We hosted monthly convenings — four virtual and three in-person around the state — covering a variety of topics including:
- Why adult learner success is critical
- Identifying potential adult learners and connecting with them
- Understanding the unique challenges adult learners face in completing a postsecondary credential
- Strategies and tactics to promote success
- Seamless pathways to accelerate completion
- Holistic supports
- Best practices for serving student-parents
- Best practices in credit for prior learnings and competency-based education
- Change management, with strategies to engage and include faculty
- Utilizing labor market data to identify talent demands and credentials
The convenings also built in time for the institution teams to interact with each other on key topics to share learnings and understanding of the best practices. We provided teams with dedicated time to work on identifying their areas of focus and system-change proposal designs.
The foundation: self-assessment
At the outset of the MI-RAISE Design Lab, each institution was provided an opportunity to complete the Adult Readiness Self-Assessment from Education Strategy Group. The individual team members from each participating institution completed the self-assessment. Then the Education Strategy Group facilitated discussion with each team to review learnings and share insights.
This process laid the foundation for institutions to better understand what they were doing for adult learners and where they could focus efforts for system changes to improve their supports for adult learners.
The torch was then passed to the Sova Solutions team, which provided coaches to guide each institution through a process to identify the system changes they were interested in pursuing and develop a proposal for implementation.
Developing a plan
The coaches led a process for institutions to complete draft proposals inclusive of theory of change and action, improvement targets, implementation considerations, resource and capacity needs, will-building and communications activities and goals.

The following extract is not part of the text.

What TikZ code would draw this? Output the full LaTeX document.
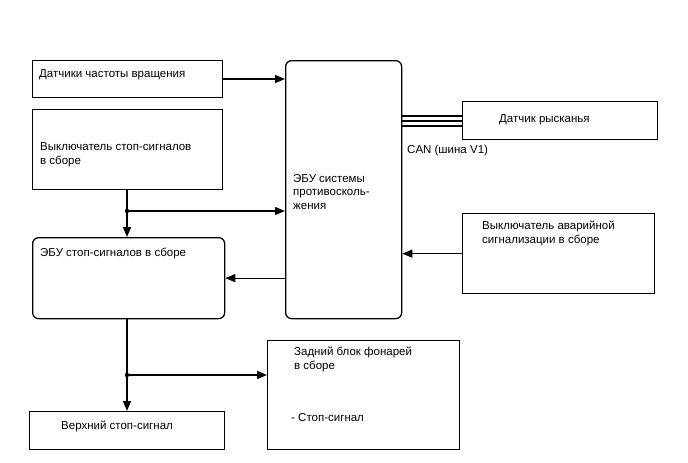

Coaches provided facilitated sessions with each institution team on the following items:
- Prioritization
- Action planning
- Implementation considerations
- Metrics and measurement
- Partnership solidification
- Champion engagement
The coaches provided a checklist of key questions that, if answered well, would lead to a strong grant application for their proposal. Additionally, they provided feedback on draft grant proposals in preparation for pre-review by The Center and final submissions.
Resources from all the sessions are archived on our website.
The results: Proposals for innovation
The MI-RAISE Design Lab resulted in 12 of the 14 originally participating institutions submitting grant applications for the Innovation Investment Awards. The proposals covered a wide range of topics including:
- Credit for prior learning
- Holistic advising and supports for adult learners
- Systematic approaches to basic needs supports
- Competency-based programs
- Flexible scheduling and accelerated programs
- Career-aligned, guided pathways
- Joint admissions and transfer pathways between community colleges and universities
Going forward, The Center is excited to work with the institutions that will be receiving Innovation Investment Awards. At the same time, The Center and our MI-RAISE Design Lab partners are also committed to supporting the institutions that will not receive an Innovation Investment Award to improve their system change proposal and apply for other funding options to implement their proposal.
And because we remain committed to continuous improvement to meet the needs of postsecondary institutions, The Center contracted for a third-party review of MI-RAISE Design Lab implementation.